Speaking of straightforward, the whole point of this sideways-version of Annie is to avoid going straightforward…literally. A lot of exercises require us to move in a linear fashion. That is, forwards and backwards. Our goal Thursday night was to add both (A) lateral motion (the side hurdles), and (B) trunk rotation (the windshield wipers) to the workout.
Lateral motion aids in developing our kinesthetic awareness (sensing where our body is in space). It’s this awareness that tells us where the box is for box jumps and how high we need to jump to land on it. It also tell us where the hurdle is, and how high and far we need to jump to clear it. To gauge your level of kineshetic awareness, ask yourself this question: where were you looking last night when hurdling? Were you looking straight ahead, “feeling” your way over the hurdle, or were you looking down at the hurdle to make sure you cleared it each time? The first builds kinesthetic awareness, which in turn helps build proprioception (the ability to control our body, and pattern our movements, and important ability when learning complex, compound movements such as the Olympic lifts). The second, looking at the hurdle, circumvents kinesthetic awareness. It also, in the case of the side hurdles, often causes us to break at the waist, disrupting our midline, making it even harder to control our bodies and increasing muscle fatigue.
Trunk rotation is especially important for building core strength. Any movement which utilizes trunk rotation demands balance and stability, mobility and flexibility, as well as power. Of course, trunk rotation also adds power, via a strong core. Think of any sport, and you’ll find trunk rotation embedded in it’s foundation. Baseball is probably top of most people’s lists, with both throwing and batting, but there’s also tennis, soccer, lacrosse, hockey, martial arts, football/rugby, skiing, swimming, and even golf. The ability to keep the body stable through rotation allows us to impart more muscle capacity to whatever movement we are performing. In short, more power. Imagine discus throwers at the Olympics. Without a stable core, they would lack the ability to adequately control the pre-throw spin. Less control means a slower spin, and a slower spin keeps them from maximizing the power they put into the throw.

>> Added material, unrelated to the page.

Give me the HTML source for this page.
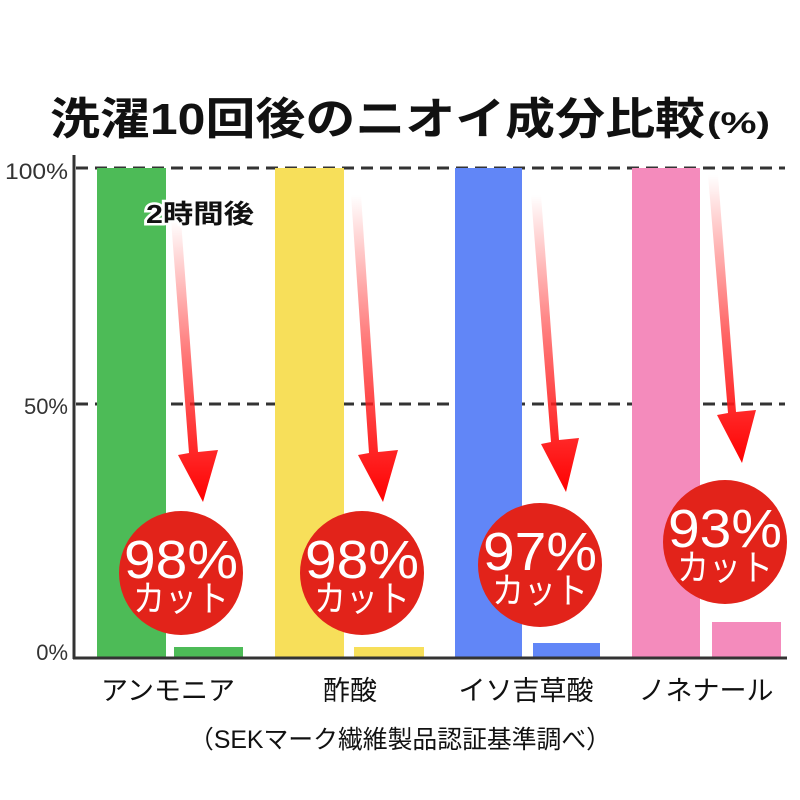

Apologies for another lengthy post with lots of information, but the intent is to help explain why we do some things; for instance, both the lateral movements and trunk rotation have clear carry over to our daily lives, which is the essence of ‘functional movements.’ Additionally, this is just another way for us to encourage all of you to seek out ways of adding such to functionality to your daily lives on your own. In other words, GO OUT AND PLAY!
Nice work everyone. Definitely a bit of a grinder, but really happy to see people push all the way through with good form (including quite a few self-assessed “no reps” – to quote Peter last night, “this new ‘no rep’ rule sucks!” Very true, but because of it, none of you will suck, and, really, isn’t that the point!?
Also, the date for the CFDC Holiday Get Together has been decided as December 18th (by way of the popular vote). If you got the evite, please be sure to RSVP; if you didn’t get the evite, please let Tom or Chris know so that we can add your address to the e-mail list as soon as possible. See you all on Sunday!